J 11,19-27
Wielu Żydów przybyło przedtem do Marty i Marii, aby je pocieszyć po
bracie. Kiedy zaś Marta dowiedziała się, że Jezus nadchodzi, wyszła Mu
na spotkanie. Maria zaś siedziała w domu. Marta rzekła do Jezusa: Panie,
gdybyś tu był, mój brat by nie umarł. Lecz i teraz wiem, że Bóg da Ci
wszystko, o cokolwiek byś prosił Boga. Rzekł do niej Jezus: Brat twój
zmartwychwstanie. Rzekła Marta do Niego: Wiem, że zmartwychwstanie w
czasie zmartwychwstania w dniu ostatecznym. Rzekł do niej Jezus: Ja
jestem zmartwychwstaniem i życiem. Kto we Mnie wierzy, choćby i umarł,
żyć będzie. Każdy, kto żyje i wierzy we Mnie, nie umrze na wieki.
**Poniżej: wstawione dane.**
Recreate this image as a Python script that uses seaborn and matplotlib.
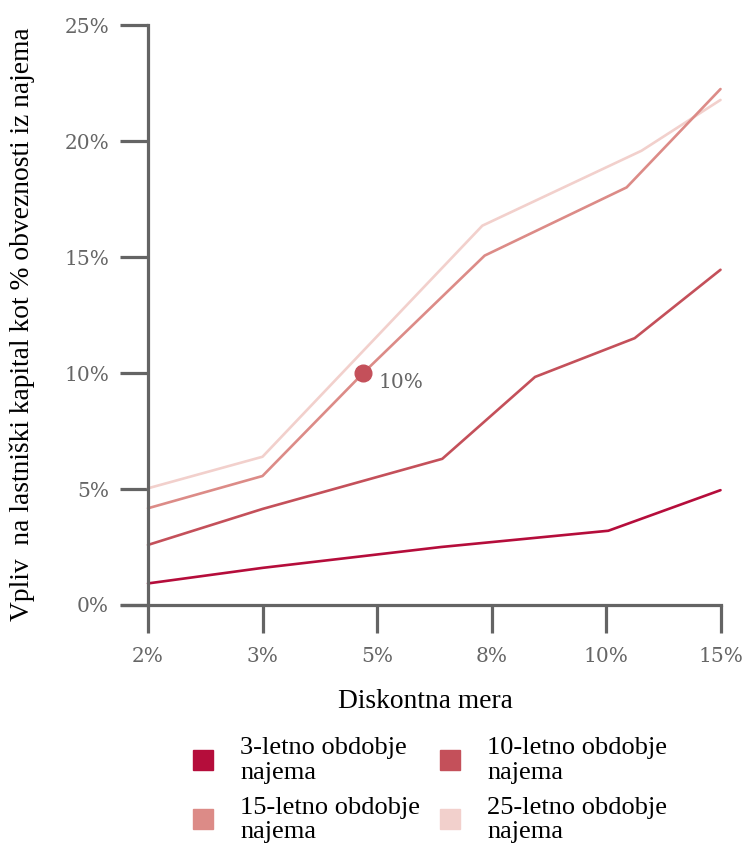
import matplotlib
matplotlib.use("Agg")
import matplotlib.pyplot as plt
from matplotlib.lines import Line2D
import seaborn as sns
import pandas as pd

# Discount rate tick labels (categorical positions 0..5)
rate_labels = ["2%", "3%", "5%", "8%", "10%", "15%"]
rate_positions = [0, 1, 2, 3, 4, 5]

# Impact on equity (% of lease liabilities) per lease term
pos_3 = [0, 1, 2.56, 4.02, 5.0]
val_3 = [0.93, 1.60, 2.50, 3.20, 4.95]

pos_10 = [0, 1, 2.57, 3.38, 4.25, 5.0]
val_10 = [2.59, 4.14, 6.30, 9.83, 11.50, 14.45]

pos_15 = [0, 1, 1.88, 2.94, 4.18, 5.0]
val_15 = [4.17, 5.56, 10.0, 15.06, 18.00, 22.24]

pos_25 = [0, 1, 2.92, 4.31, 5.0]
val_25 = [5.03, 6.39, 16.35, 19.58, 21.77]

series_names = ["3-letno obdobje\nnajema", "10-letno obdobje\nnajema",
                "15-letno obdobje\nnajema", "25-letno obdobje\nnajema"]
series_colors = ["#b50d3b", "#c4505a", "#dc8b87", "#f2d0cc"]

# Highlighted point on the 15-year line
hl_pos = 1.88
hl_val = 10.0
hl_label = "10%"

y_ticks = [0, 5, 10, 15, 20, 25]

frames = []
for name, p, v in zip(series_names, [pos_3, pos_10, pos_15, pos_25],
                      [val_3, val_10, val_15, val_25]):
    frames.append(pd.DataFrame({"pos": p, "val": v, "serija": name}))
df = pd.concat(frames, ignore_index=True)

sns.set_theme(style="white")
plt.rcParams["font.family"] = ["DejaVu Serif"]

W, H = 745, 848
fig = plt.figure(figsize=(W / 100, H / 100), dpi=100)

# axes geometry (pixel based)
px_per_unit = 114.5
x0_px = 148
xlim = (-0.3, 5.05)
ylim = (0, 25.2)
y0_px = 605
px_per_pct = 23.2
left_px = x0_px + xlim[0] * px_per_unit
right_px = x0_px + xlim[1] * px_per_unit
top_px = y0_px - ylim[1] * px_per_pct
ax = fig.add_axes([left_px / W, (H - y0_px) / H,
                   (right_px - left_px) / W, (y0_px - top_px) / H])

palette = dict(zip(series_names, series_colors))
sns.lineplot(data=df, x="pos", y="val", hue="serija", palette=palette,
             hue_order=series_names[::-1], estimator=None, sort=False,
             linewidth=1.9, legend=False, ax=ax)

ax.plot([hl_pos], [hl_val], marker="o", markersize=12, color=series_colors[1],
        linestyle="none", zorder=5)
ax.annotate(hl_label, (hl_pos, hl_val), xytext=(11, -7), textcoords="offset points",
            color="#666666", fontsize=14.5, ha="left", va="center")

ax.set_xlim(*xlim)
ax.set_ylim(*ylim)
ax.set_xticks(rate_positions)
ax.set_xticklabels(rate_labels)
ax.set_yticks(y_ticks)
ax.set_yticklabels([f"{t}%" for t in y_ticks])

spine_color = "#646464"
for side in ["top", "right"]:
    ax.spines[side].set_visible(False)
ax.spines["left"].set_position(("data", 0))
ax.spines["left"].set_bounds(0, 25)
ax.spines["bottom"].set_bounds(-0.23, 5)
for side in ["left", "bottom"]:
    ax.spines[side].set_color(spine_color)
    ax.spines[side].set_linewidth(2.3)
    ax.spines[side].set_capstyle("projecting")

ax.tick_params(axis="both", which="major", length=20, width=2.3, color=spine_color,
               labelcolor="#666666", labelsize=14.5, direction="out",
               bottom=True, left=True)
ax.tick_params(axis="x", pad=10)
ax.tick_params(axis="y", pad=8)
ax.set_xlabel("")
ax.set_ylabel("")
ax.grid(False)

serif = ["Liberation Serif", "DejaVu Serif"]
fig.text(22 / W, 1 - 324 / H, "Vpliv  na lastniški kapital kot % obveznosti iz najema",
         rotation=90, ha="center", va="center", fontsize=19.8, family=serif, color="black")
fig.text(425 / W, 1 - 701 / H, "Diskontna mera", ha="center", va="center",
         fontsize=19.8, family=serif, color="black")

# legend filled column-wise: column 1 = 3 & 15 year, column 2 = 10 & 25 year
order = [0, 2, 1, 3]
handles = [Line2D([], [], marker="s", linestyle="none", markersize=15,
                  markerfacecolor=series_colors[i], markeredgecolor=series_colors[i])
           for i in order]
labels = [series_names[i] for i in order]
leg = fig.legend(handles, labels, ncol=2, loc="upper left",
                 bbox_to_anchor=(190 / W, 1 - 737 / H), frameon=False,
                 prop={"family": serif, "size": 19}, handlelength=1.0,
                 handletextpad=0.9, columnspacing=0.65, labelspacing=0.5,
                 borderpad=0, borderaxespad=0, labelcolor="black")
for t in leg.get_texts():
    t.set_linespacing(1.15)

fig.savefig("out.png", dpi=100, facecolor="white")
Wierzysz w to? Odpowiedziała Mu: Tak, Panie! Ja wciąż wierzę, żeś Ty
jest Mesjasz, Syn Boży, który miał przyjść na świat.
Medytacja
Jezu, w skrajnych sytuacjach życiowych, gdy nie ma już po ludzku nadzieji, liczy się tylko to pytanie: czy naprawdę wierzę, że Ty jesteś Synem Bożym? Wiara w Ciebie zmienia wszystko. Tylko ona może przemienić nasze beznadzieje, nasze słabości, wszystko. Spraw, abyśmy zadawali sobie to pytanie codziennie i by miało ono realny wpływ na to jak żyjemy, na nasze decyzje i czyny.